In the United States, the term came into vogue in the 1880s when farmers were suffering due to plummeting cotton prices in the South and a drought in the Great Plains. The farmers continued their free-fall into debt while bankers continued to charge exorbitant lending rates and railroad barons continued to charge high prices. Farmers and labor unions got together to form what was officially known as the People’s Party but commonly called the Populists. According to Rutgers University historian David Greenberg, people felt “squeezed by the unrestrained capitalism of the Gilded Age.” The Populists were for measures like nationalizing railroads, breaking up big trusts and getting rid of gold standards, eight-hour workdays, and progressive income-tax. They seemed to be in the right direction too. In 1892, populist presidential candidate James B. Weaver won 8.5 percent of the vote, but then things went into a downward spiral from there.

What happened?

The populists split into two factions – Fusionists who thought that the party should merge with the Democrats and Populists who preferred their independence. The fusionists prevailed and threw in their lot behind 1896 Democratic presidential candidate William Jennings Bryan. Jennings’ convention addresses decrying the gold standard remains one of American history’s most famous speeches. In this speech, Jennings sent assembled crowds into a frenzied state with his, “You shall not crucify mankind upon a cross of gold” statement.

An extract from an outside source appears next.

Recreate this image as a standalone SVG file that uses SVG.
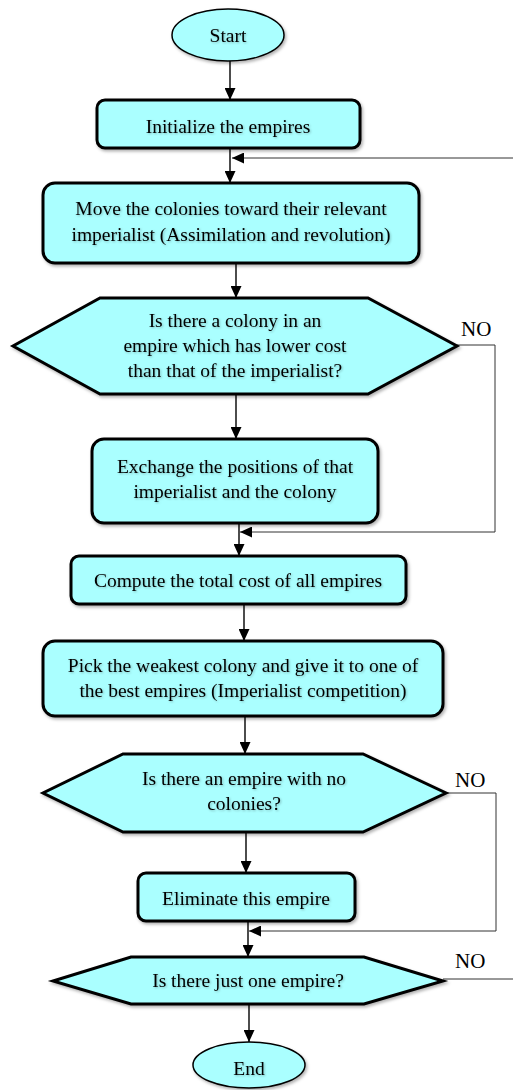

Although he lost the election to Republican William McKinley and the Populists withered away soon after he left behind a lasting populist legacy. According to biographer Michael Kazin, Bryan “was the first leader of a major party to argue for permanently expanding the power of the federal government to serve the welfare of ordinary Americans.”

What became of the Populists?

Although they ceased to be a separate political force, many of their core beliefs were incorporated in the Democratic Party and became the foundation of Franklin Delano Roosevelt’s New Deal. Radical versions of populism came up during the Depression era which saw the meteoric rise of figures like Huey P. Long. During the cold war, populism took a hard right turn. Today, populism is back in different hues.

Is Populism good or bad?

Paul Taggart, Professor of Politics at the University of Sussex and Director of the Sussex European Institute, says “I’m not sure we should apply labels such as ‘good’ and ‘bad’ to populism. I don’t think populism is inherently a bad thing. I believe that it attaches to different sets of ideas, some of which are very bad (in my opinion), but there’s nothing to stop populism attaching itself to ideas that I think are good. What we tend to mean when we speak about ‘populism’ in the European context is populism of the Right or Far Right. But Latin American populism is often of the Left Wing.

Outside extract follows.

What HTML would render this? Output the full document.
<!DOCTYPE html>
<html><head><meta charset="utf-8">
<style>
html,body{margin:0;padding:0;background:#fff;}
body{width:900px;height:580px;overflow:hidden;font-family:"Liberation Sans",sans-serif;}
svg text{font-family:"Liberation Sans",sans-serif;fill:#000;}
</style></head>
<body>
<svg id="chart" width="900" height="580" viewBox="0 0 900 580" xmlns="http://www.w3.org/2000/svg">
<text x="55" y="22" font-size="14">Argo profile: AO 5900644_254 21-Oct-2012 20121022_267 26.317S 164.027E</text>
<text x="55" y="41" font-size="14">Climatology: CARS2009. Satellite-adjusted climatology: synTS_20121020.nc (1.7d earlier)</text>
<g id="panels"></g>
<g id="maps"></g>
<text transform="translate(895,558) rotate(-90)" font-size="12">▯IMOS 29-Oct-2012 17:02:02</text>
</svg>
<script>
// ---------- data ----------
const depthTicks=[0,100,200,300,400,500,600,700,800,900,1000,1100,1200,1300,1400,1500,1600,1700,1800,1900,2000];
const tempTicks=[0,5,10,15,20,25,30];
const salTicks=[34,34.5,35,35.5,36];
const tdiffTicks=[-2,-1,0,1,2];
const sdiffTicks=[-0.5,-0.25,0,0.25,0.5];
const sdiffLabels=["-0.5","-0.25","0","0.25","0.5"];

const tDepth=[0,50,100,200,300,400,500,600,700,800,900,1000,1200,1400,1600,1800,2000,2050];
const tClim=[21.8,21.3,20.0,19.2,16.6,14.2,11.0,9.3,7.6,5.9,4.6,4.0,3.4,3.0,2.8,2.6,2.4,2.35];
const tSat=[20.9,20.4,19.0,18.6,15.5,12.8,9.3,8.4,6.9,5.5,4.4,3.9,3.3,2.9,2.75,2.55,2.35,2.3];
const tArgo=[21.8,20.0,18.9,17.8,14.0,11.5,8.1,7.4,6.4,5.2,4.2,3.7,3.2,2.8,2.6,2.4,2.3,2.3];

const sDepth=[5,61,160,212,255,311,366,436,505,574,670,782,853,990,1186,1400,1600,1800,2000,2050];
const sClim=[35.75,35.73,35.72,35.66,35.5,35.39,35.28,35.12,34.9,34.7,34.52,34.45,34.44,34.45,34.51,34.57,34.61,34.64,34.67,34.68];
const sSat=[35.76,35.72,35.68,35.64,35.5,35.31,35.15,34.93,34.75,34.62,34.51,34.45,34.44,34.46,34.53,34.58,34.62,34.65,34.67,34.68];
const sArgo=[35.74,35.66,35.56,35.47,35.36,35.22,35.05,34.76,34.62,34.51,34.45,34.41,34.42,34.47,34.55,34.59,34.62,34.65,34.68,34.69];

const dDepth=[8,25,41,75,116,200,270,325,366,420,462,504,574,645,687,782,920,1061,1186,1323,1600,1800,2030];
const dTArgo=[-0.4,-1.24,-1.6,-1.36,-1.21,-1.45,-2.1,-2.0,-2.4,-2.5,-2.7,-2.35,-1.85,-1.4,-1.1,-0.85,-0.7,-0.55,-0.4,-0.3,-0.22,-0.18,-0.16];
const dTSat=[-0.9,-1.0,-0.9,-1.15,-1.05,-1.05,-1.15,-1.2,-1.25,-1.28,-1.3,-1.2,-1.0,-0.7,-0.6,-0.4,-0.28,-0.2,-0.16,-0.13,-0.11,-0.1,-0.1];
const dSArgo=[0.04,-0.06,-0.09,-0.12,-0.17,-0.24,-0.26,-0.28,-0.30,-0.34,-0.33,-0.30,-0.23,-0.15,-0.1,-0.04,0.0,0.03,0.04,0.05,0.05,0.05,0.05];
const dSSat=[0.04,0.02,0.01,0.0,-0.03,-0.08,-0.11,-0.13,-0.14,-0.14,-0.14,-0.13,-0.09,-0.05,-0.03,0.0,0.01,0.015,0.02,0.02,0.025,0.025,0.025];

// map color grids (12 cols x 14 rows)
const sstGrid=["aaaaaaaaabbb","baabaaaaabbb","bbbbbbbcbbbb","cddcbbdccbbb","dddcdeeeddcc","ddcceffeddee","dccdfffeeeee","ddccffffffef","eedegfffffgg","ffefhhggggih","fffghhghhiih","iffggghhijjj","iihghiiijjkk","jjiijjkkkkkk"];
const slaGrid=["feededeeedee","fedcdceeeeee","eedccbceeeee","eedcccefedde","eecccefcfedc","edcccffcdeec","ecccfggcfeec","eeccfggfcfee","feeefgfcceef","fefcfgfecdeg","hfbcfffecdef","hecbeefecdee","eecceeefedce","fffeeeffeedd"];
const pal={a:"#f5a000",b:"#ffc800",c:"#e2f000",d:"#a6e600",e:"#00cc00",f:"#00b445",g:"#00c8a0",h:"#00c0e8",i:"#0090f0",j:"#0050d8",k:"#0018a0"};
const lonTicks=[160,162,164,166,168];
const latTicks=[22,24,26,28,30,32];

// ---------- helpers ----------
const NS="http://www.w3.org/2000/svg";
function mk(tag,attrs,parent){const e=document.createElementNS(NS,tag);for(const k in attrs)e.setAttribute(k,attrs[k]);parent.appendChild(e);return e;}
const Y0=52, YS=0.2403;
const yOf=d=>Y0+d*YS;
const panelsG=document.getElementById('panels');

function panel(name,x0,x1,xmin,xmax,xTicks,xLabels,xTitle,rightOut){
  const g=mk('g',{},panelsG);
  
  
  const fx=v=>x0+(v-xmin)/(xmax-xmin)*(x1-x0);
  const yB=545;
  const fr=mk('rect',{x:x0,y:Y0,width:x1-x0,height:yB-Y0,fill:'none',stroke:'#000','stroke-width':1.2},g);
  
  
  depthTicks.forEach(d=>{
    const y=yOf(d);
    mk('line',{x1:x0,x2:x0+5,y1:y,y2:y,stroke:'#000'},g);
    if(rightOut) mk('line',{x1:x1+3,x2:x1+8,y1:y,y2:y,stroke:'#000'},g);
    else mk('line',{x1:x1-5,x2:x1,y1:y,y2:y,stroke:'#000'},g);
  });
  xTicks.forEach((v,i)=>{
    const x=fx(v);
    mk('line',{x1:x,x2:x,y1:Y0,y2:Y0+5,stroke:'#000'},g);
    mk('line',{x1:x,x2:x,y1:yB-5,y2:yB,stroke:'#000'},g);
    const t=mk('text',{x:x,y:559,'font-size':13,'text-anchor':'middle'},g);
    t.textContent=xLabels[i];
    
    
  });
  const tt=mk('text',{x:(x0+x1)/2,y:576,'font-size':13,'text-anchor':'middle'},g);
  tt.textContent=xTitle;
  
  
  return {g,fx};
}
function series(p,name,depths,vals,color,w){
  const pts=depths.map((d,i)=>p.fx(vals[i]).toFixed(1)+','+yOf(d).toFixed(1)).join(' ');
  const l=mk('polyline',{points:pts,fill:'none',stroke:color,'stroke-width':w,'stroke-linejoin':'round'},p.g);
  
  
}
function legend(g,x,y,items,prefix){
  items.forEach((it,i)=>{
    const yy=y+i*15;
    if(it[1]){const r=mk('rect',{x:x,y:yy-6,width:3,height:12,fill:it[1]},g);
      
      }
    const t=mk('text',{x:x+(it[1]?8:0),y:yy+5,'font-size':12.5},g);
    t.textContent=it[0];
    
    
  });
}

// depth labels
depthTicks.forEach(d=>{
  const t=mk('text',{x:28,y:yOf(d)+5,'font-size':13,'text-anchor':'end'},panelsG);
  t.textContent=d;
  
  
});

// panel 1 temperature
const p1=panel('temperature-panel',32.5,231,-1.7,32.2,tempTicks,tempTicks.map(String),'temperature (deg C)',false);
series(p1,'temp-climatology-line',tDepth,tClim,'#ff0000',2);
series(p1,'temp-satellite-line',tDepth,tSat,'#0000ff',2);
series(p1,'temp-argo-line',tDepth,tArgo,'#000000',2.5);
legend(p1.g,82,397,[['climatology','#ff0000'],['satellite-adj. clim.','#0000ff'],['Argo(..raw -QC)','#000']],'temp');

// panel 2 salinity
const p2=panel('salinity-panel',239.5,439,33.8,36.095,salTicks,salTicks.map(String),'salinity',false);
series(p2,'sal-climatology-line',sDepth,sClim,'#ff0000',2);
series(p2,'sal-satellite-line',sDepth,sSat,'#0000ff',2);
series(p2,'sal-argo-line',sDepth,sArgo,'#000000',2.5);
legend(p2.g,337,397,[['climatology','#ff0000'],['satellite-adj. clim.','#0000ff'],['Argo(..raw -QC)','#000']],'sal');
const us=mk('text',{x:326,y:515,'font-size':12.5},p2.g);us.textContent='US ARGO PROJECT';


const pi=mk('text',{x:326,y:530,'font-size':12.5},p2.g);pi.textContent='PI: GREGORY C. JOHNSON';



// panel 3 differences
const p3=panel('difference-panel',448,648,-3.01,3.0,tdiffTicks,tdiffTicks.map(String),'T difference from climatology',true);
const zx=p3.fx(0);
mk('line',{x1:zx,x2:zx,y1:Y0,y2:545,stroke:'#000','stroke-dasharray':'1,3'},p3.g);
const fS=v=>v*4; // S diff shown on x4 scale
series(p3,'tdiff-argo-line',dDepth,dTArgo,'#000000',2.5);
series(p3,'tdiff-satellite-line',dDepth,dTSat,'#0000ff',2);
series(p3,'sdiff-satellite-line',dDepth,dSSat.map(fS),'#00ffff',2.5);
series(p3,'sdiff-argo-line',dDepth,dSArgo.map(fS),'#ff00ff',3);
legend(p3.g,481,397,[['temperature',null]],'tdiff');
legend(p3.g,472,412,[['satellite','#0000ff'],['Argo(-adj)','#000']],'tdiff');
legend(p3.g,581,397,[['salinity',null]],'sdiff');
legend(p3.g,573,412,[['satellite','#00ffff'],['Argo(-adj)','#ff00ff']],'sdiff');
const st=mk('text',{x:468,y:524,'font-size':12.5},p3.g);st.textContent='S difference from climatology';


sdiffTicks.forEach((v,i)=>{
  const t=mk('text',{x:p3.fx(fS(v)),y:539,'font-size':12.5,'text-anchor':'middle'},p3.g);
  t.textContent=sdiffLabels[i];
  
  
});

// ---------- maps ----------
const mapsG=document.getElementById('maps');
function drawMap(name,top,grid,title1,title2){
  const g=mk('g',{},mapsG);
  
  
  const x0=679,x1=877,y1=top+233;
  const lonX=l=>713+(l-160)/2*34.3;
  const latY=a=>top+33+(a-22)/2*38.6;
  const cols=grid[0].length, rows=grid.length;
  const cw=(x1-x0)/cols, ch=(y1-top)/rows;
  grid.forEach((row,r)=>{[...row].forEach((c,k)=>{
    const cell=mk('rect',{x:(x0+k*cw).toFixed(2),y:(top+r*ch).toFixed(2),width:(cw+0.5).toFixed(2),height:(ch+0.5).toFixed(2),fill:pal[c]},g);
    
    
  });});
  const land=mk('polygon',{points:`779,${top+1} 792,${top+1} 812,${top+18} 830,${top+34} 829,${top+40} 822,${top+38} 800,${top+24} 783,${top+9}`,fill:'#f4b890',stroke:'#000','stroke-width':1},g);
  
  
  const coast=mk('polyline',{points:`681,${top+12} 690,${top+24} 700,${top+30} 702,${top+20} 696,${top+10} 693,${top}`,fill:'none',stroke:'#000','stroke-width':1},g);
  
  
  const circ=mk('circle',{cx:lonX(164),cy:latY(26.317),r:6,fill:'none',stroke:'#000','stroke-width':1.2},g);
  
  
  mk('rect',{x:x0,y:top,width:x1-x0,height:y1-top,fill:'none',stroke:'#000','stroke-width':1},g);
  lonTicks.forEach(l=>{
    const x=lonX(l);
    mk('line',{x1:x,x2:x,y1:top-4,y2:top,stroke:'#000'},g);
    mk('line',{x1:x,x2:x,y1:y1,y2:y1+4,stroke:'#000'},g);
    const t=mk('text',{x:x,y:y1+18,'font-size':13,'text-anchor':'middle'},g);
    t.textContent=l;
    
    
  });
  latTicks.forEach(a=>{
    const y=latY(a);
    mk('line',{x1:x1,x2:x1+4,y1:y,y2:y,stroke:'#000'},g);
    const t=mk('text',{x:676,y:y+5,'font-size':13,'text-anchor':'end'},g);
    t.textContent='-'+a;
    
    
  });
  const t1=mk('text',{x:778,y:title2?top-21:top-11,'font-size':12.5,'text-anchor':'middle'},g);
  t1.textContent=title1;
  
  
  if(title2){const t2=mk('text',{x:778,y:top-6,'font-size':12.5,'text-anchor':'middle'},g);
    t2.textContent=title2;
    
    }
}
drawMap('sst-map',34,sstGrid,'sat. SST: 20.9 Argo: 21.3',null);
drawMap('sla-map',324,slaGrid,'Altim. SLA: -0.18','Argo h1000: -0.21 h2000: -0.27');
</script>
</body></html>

Populists don’t tend to like politicians as a whole. In its extreme form, populism doesn’t like politics. A lot of disagreement has always followed the use of the term ‘populism.’ Perhaps the most challenging dilemma regarding the definition of populism was presented by Ernest Gellnerin in his introduction to the 1971 anthology Populism: Its Meaning and National Characteristics, where he remarks, “Everyone is talking about populism, but no one can define it.”

Why has Populism returned?

Amanda Taub of the New York Times spent a year studying the rise of the current version of Populism fueled by what she describes as “a majoritarian backlash. The 2008 financial crisis sparked an outpouring of pent up anger against Wall Street and Washington, and the institutions that are the bedrock of the society such as journalism, courts, education, law enforcement and the Congress all suffer from deep lack of trust from the citizens. Fear of social change; fear of terrorist attacks and the crisis of identity that subgroups of whites are experiencing as they struggle to maintain their social dominance.

In the larger population, most Americans have expressed distrust in government since the 1960s, with dips and rises along the way. But now the lows seem to be getting deeper and the upturns less steady, leading experts from many fields to fear that something fundamental has changed and that commitment to democratic institutions may be nearing a tipping point.

So what does Populism mean for you?

Populism will continue to be a driving force, and as responsible members, of the American community lets, be proactive in consciously choosing our beliefs and turning them into informed action that expresses our viewpoint. You’ll also have to live with the tension so the next several years and learn how to communicate and connect with the stakeholders who will have different points of view, about Populism. Don’t expect that old norms about what is OK to talk about at work, versus in social and family settings will hold. Barriers, rules, norms and patterns about how we communicate to others about political identity issues have changed. Based on the current polarized environment it’s best to be prepared for social turmoil related to issues of our national identity.